The average person puts on about 1-2 pounds per year from early adulthood through middle age. To stay healthy, while accumulating weight with each passing year, there are clear remedial steps to take.

The same is true of your leadership resume. As you progress in your career, you can’t just keep adding new roles and achievements and hope that it will stay meaningfully lean (you can only adjust the font so much!).

If you are struggling to keep your executive resume to a manageable length, it may be helpful to think of your content in terms of Fat and Muscle. You eliminate the fat that is hiding the muscle underneath and you pump up the muscle to make it even more visible.

Resume “fat” to lose:

  • Objective statements with an indication of your personal ambition (what YOU want is of no interest to the reader initially).
  • Lengthy summaries that no one has time to read.
  • Personal descriptors that have become meaningless to executive recruiters because of overuse (results-oriented, driven, strategic, business-minded, etc.).
  • Long-winded company descriptions.
  • Lengthy detail regarding duties and responsibilities.
  • Irrelevant achievements (yes, even big ones).
  • Detailed information about every role you’ve ever held.
  • Any information that you do not want to discuss at length during an interview (failed initiatives, explanations of why you were let go, or why you took an extended personal leave, etc.)

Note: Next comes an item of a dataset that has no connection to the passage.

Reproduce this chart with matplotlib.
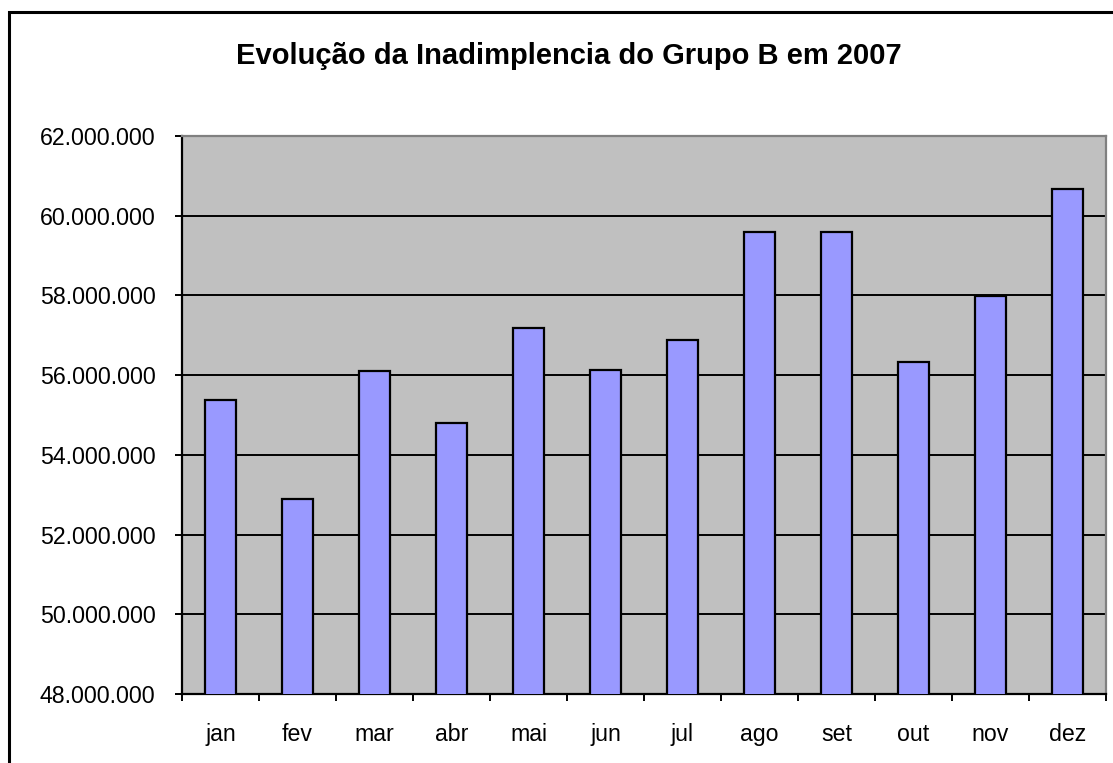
import matplotlib
matplotlib.use("Agg")
import matplotlib.pyplot as plt
from matplotlib.patches import Rectangle
from matplotlib.ticker import FuncFormatter, MultipleLocator
import numpy as np

plt.rcParams["font.family"] = ["Liberation Sans", "DejaVu Sans"]

meses = ["jan", "fev", "mar", "abr", "mai", "jun", "jul", "ago", "set", "out", "nov", "dez"]
valores = [55.37e6, 52.89e6, 56.10e6, 54.80e6, 57.19e6, 56.12e6,
           56.89e6, 59.58e6, 59.58e6, 56.34e6, 57.98e6, 60.68e6]
titulo = "Evolução da Inadimplencia do Grupo B em 2007"

W, H = 1113, 763
fig = plt.figure(figsize=(W / 100, H / 100), dpi=100)
fig.patch.set_facecolor("white")

# outer chart frame (cut off on right / bottom like the reference)
fig.add_artist(Rectangle((8.5 / W, -0.05), 1.2, 1.05 - 11.5 / H,
                         transform=fig.transFigure, fill=False,
                         edgecolor="black", linewidth=2.2))

ax = fig.add_axes([182 / W, 1 - 694 / H, (1106 - 182) / W, (694 - 136) / H])
ax.set_facecolor("#C0C0C0")

x = np.arange(len(meses))
ax.bar(x, valores, width=0.40, color="#9999FF", edgecolor="black", linewidth=1.6, zorder=3)

ax.set_xlim(-0.5, len(meses) - 0.5)
ax.set_ylim(48e6, 62e6)
ax.yaxis.set_major_locator(MultipleLocator(2e6))
ax.yaxis.set_major_formatter(FuncFormatter(lambda v, p: f"{v:,.0f}".replace(",", ".")))
ax.grid(axis="y", color="black", linewidth=1.4, zorder=1)
ax.set_axisbelow(True)

ax.set_xticks(x)
ax.set_xticklabels(meses)
ax.set_xticks(np.arange(-0.5, len(meses)), minor=True)
ax.tick_params(axis="x", which="major", length=0, pad=21, labelsize=16.7)
ax.tick_params(axis="x", which="minor", length=5, width=1.4, direction="out", color="black")
ax.tick_params(axis="y", length=5, width=1.4, direction="out", labelsize=16.7, pad=14)

for s in ["left", "bottom"]:
    ax.spines[s].set_color("black")
    ax.spines[s].set_linewidth(1.6)
for s in ["top", "right"]:
    ax.spines[s].set_color("#808080")
    ax.spines[s].set_linewidth(1.6)

fig.text(569 / W, 1 - 56 / H, titulo, ha="center", va="center",
         fontsize=21, fontweight="bold")

fig.savefig("out.png", dpi=100)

The “muscle” of a lean resume:

  • A headline that tells the reader exactly who you are and where you fit in (for example: “Chief Finance Officer – Retail Industry”).
  • A brief, 3-line summary focused on how you help organizations with very specific challenges.
  • Personal descriptors that indicate specifically what makes you unique among the pool of exceptionally qualified candidates (i.e. “expert in business-technology alignment”; “recognized authority on business intelligence”; “architect of future-ready enterprises”).
  • Brief company information—just enough information to understand the industry and scale of the operation.
  • Minimal information about responsibility—just enough to transmit your level of authority (P&L, budget size, number of direct/indirect reports, and the broad areas of oversight).
  • Relevant achievements that are aligned with your goal.
  • Details for the most recent roles, but increasingly less detail as you go back in time.
  • Career stories that will make you shine during an interview rather than your having to explain underperformance.

Just as keeping a healthy body weight is important for your quality of life, keeping your resume lean yet strong as the years progress is critical for career transition success. A lean resume will help recruiters understand your fit for vacancies quickly and will help hiring agents clearly identify your uniqueness and the business value you can bring.